Now, make a choice. It helps to let others know what that choice is. This would be the point to call that person back and let them know what you have decided. The first few times you do this, you will feel inclined to explain the whole process including the WHY. This is not necessary. A brief explanation is sufficient in most cases. And STAND BY OUR CHOICE. At first you will feel selfish, uncaring, and bad. Remember that by consciously making choices you are actually showing more love and care for both you and the others involved.
A few final thoughts to remember:
1) You will falter in this process. Don’t beat yourself up over it. We all fail at times. It’s okay. Accept that you faltered and give yourself the honor of asking where the process fell apart and why. This will help next time.
2) It’s okay to change your mind. Once you’ve made your choice, you an change it. But if you do, recognize that YOU are the one that chose to adjust. Take responsibility for it. And accept the consequences of the new decision WITHOUT blaming others or being unkind to yourself. There is a wonderful amount of power and peace in this process.

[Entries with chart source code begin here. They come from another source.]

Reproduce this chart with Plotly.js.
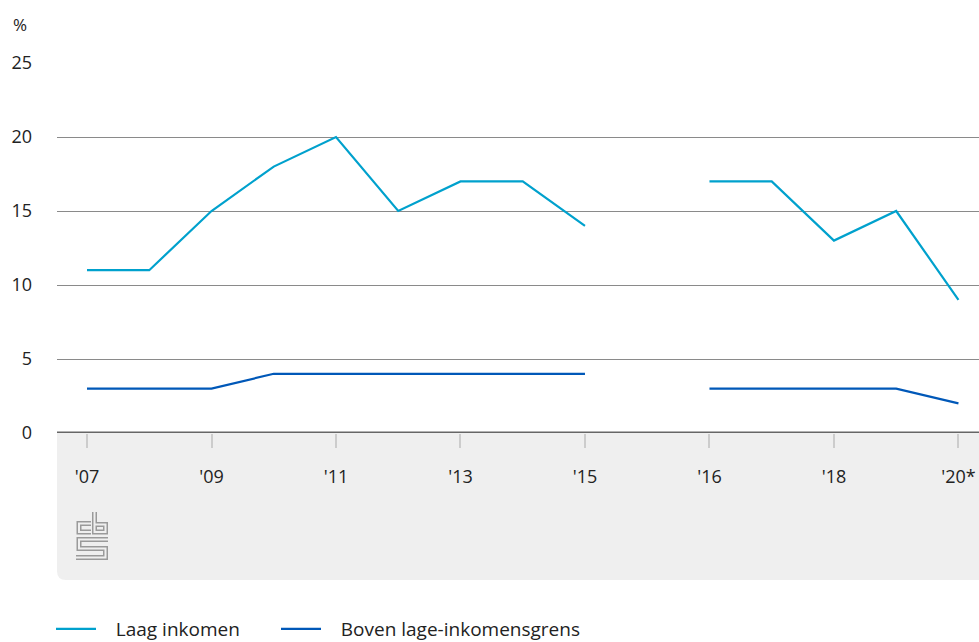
<!DOCTYPE html>
<html>
<head>
<meta charset="utf-8">
<script src="https://cdn.plot.ly/plotly-3.0.1.min.js"></script>
<style>html,body{margin:0;padding:0;background:#fff;}#chart{width:979px;height:642px;}</style>
</head>
<body>
<div id="chart"></div>
<script>
// Categories (blank slot marks the break between 2015 and 2016)
var categories = ["'07","'08","'09","'10","'11","'12","'13","'14","'15"," ","'16","'17","'18","'19","'20*"];
var tickLabels = ["'07","'09","'11","'13","'15","'16","'18","'20*"];
var laagInkomen = [11,11,15,18,20,15,17,17,14,null,17,17,13,15,9];
var bovenGrens  = [3,3,3,4,4,4,4,4,4,null,3,3,3,3,2];
var seriesNames = ["Laag inkomen","Boven lage-inkomensgrens"];
var yTicks = [0,5,10,15,20,25];

var W = 979, H = 642;
var mL = 57, mR = 0, mT = 63, mB = 209;
var pw = W - mL - mR, ph = H - mT - mB;
function px(x){ return (x - mL) / pw; }
function py(y){ return (H - mB - y) / ph; }

var FONT = "Open Sans, sans-serif";
var TXT = '#222';
var bg = '#efefef';
var PAD = '\u00a0\u00a0\u00a0';

// decorative grey band under axis with rounded bottom-left corner
var r = 9;
var bandPath = 'M' + px(57) + ',' + py(433) +
  ' L' + px(979) + ',' + py(433) +
  ' L' + px(979) + ',' + py(580) +
  ' L' + px(57 + r) + ',' + py(580) +
  ' Q' + px(57) + ',' + py(580) + ' ' + px(57) + ',' + py(580 - r) + ' Z';

// logo (decorative)
function pathFrom(pts){
  return pts.map(function(p,i){ return (i? 'L':'M') + px(p[0]) + ',' + py(p[1]); }).join(' ');
}
var logoPaths = [
  [[91,523.5],[79,523.5],[79,532],[91,532]],
  [[94.5,512],[94.5,532],[105.5,532],[105.5,524.5],[94.5,524.5]],
  [[108,539.5],[79,539.5],[79,548.5],[105.5,548.5],[105.5,557.5],[76,557.5]]
];
var shapes = [{type:'path', xref:'paper', yref:'paper', path: bandPath, fillcolor:bg, line:{width:0}, layer:'below'}];
logoPaths.forEach(function(p){
  shapes.push({type:'path', xref:'paper', yref:'paper', path:pathFrom(p), line:{color:'#9a9a9a', width:5}, layer:'above'});
});
logoPaths.forEach(function(p){
  shapes.push({type:'path', xref:'paper', yref:'paper', path:pathFrom(p), line:{color:bg, width:2}, layer:'above'});
});
// baseline at zero
shapes.push({type:'line', xref:'paper', x0:0, x1:1, yref:'y', y0:0, y1:0, line:{color:'#666666', width:3}, layer:'above'});

var traces = [
  {x:categories, y:laagInkomen, name:PAD + seriesNames[0], type:'scatter', mode:'lines',
   line:{color:'#00a1cd', width:2.2}, connectgaps:false, legend:'legend'},
  {x:categories, y:bovenGrens, name:PAD + seriesNames[1], type:'scatter', mode:'lines',
   line:{color:'#0058b8', width:2.2}, connectgaps:false, legend:'legend2'}
];

var legendBase = {orientation:'h', xanchor:'left', y:py(610), yanchor:'top',
   font:{family:FONT, size:19, color:TXT}, itemwidth:40, bgcolor:'rgba(0,0,0,0)'};

var layout = {
  width:W, height:H,
  margin:{l:mL, r:mR, t:mT, b:mB, pad:0, autoexpand:false},
  paper_bgcolor:'#fff', plot_bgcolor:'rgba(0,0,0,0)',
  font:{family:FONT, size:18, color:TXT},
  showlegend:true,
  legend:Object.assign({}, legendBase, {x:px(51)}),
  legend2:Object.assign({}, legendBase, {x:px(276)}),
  xaxis:{type:'category', categoryorder:'array', categoryarray:categories,
         range:[-0.482, 14.33], tickmode:'array', tickvals:tickLabels, ticktext:tickLabels,
         showgrid:false, zeroline:false, showline:false,
         ticks:'outside', ticklen:14, tickwidth:2, tickcolor:'#cccccc',
         ticklabelstandoff:13, tickfont:{family:FONT, size:18, color:TXT}, fixedrange:true},
  yaxis:{range:[0,25], tickmode:'array', tickvals:yTicks, ticktext:yTicks.map(String),
         showgrid:true, gridcolor:'#8a8a8a', gridwidth:1, zeroline:false, showline:false,
         ticks:'', ticklabelstandoff:24, tickfont:{family:FONT, size:18, color:TXT}, fixedrange:true},
  shapes:shapes,
  annotations:[{text:'%', xref:'paper', yref:'paper', x:px(11), y:py(25), xanchor:'left', yanchor:'middle',
                showarrow:false, font:{family:FONT, size:17, color:TXT}}]
};

Plotly.newPlot('chart', traces, layout, {displayModeBar:false, staticPlot:true});
</script>
</body>
</html>
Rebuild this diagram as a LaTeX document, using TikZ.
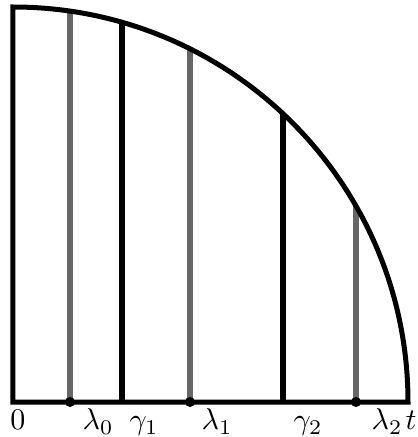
\documentclass[tikz,border=0pt]{standalone}
\begin{document}
\begin{tikzpicture}[x=1pt,y=1pt,
  outline/.style={line width=5pt,black},
  grayline/.style={line width=6pt,color=black!60},
  blackline/.style={line width=6pt,black},
  dotmark/.style={circle,fill=black,inner sep=0pt,minimum size=10pt},
  lbl/.style={anchor=base,inner sep=0pt,scale=3}]
\useasboundingbox (-13,-35) rectangle (405,402);
% base points
\coordinate (O) at (0,0);
\coordinate (T) at (395,0);
\coordinate (Top) at (0,395);
\coordinate (l0) at (57,0);   \coordinate (l0t) at (57,390.9);
\coordinate (g1) at (109,0);  \coordinate (g1t) at (109,379.7);
\coordinate (l1) at (177,0);  \coordinate (l1t) at (177,353.1);
\coordinate (g2) at (270,0);  \coordinate (g2t) at (270,288.3);
\coordinate (l2) at (343,0);  \coordinate (l2t) at (343,195.9);
% vertical lines
\draw[grayline] (l0) -- (l0t);
\draw[grayline] (l1) -- (l1t);
\draw[grayline] (l2) -- (l2t);
\draw[blackline] (g1) -- (g1t);
\draw[blackline] (g2) -- (g2t);
% outline
\draw[outline] (Top) -- (O) -- (T) arc[start angle=0,end angle=90,radius=395] -- cycle;
% dots
\node[dotmark] (d0) at (l0) {};
\node[dotmark] (d1) at (l1) {};
\node[dotmark] (d2) at (l2) {};
% labels
\node[lbl] (n0) at (5,-28) {$0$};
\node[lbl] (nl0) at (85,-28) {$\lambda_0$};
\node[lbl] (ng1) at (131,-28) {$\gamma_1$};
\node[lbl] (nl1) at (204,-28) {$\lambda_1$};
\node[lbl] (ng2) at (295,-28) {$\gamma_2$};
\node[lbl] (nl2) at (374,-28) {$\lambda_2$};
\node[lbl] (nt) at (398,-28) {$t$};
\end{tikzpicture}
\end{document}
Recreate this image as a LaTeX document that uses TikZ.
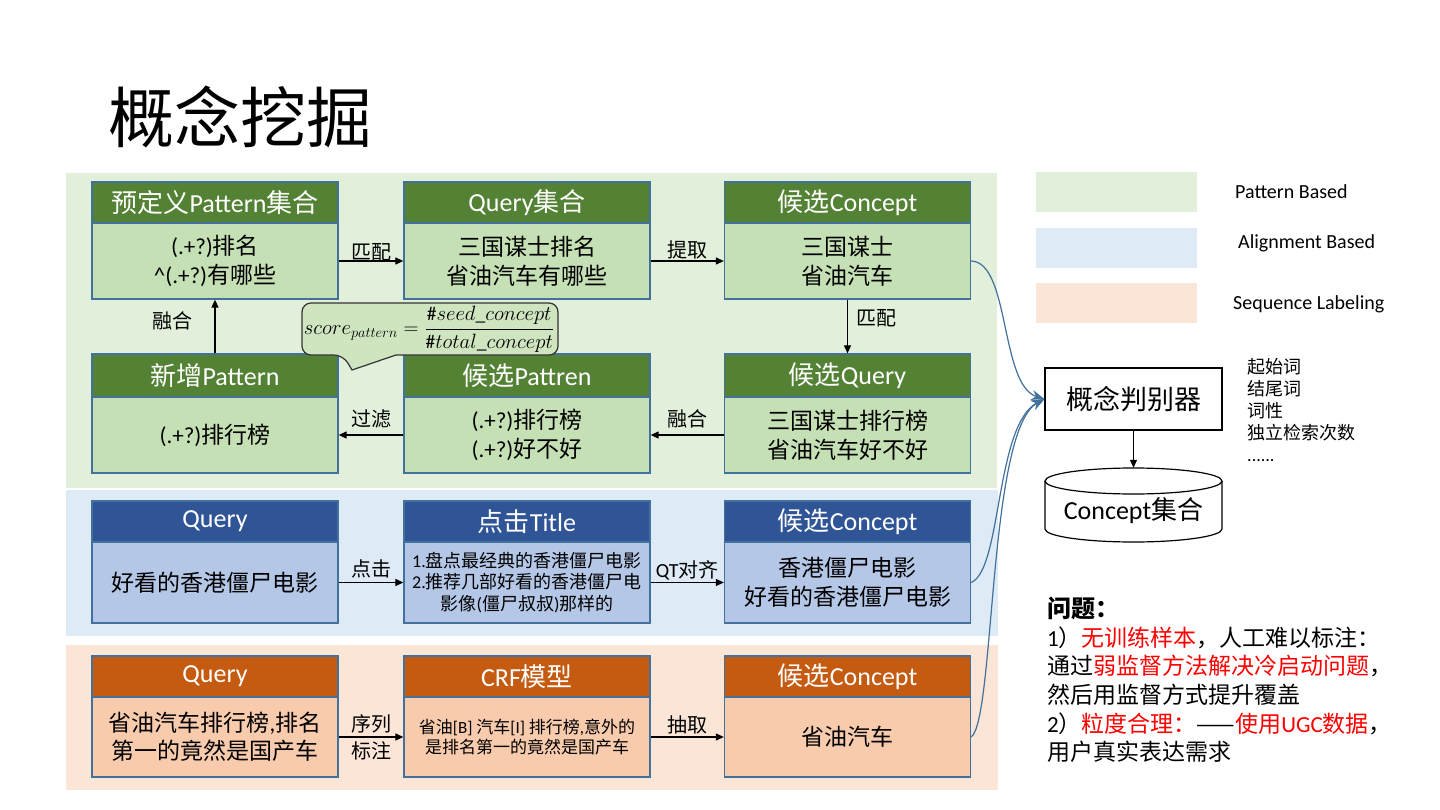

3) There are certain times when we consciously allow someone else to make a decision for us. We choose to give them this power and control. If your spouse is the one that takes care of the finances, they may be the one to have final say over large purchases. If you decided they have that responsibility, you are choosing to accept their choices in this matter. Acknowledge and accept this boundary you have set.
We just want to be healthy and happy. By choosing when to say YES and when to say NO, we can choose inner peace and strength.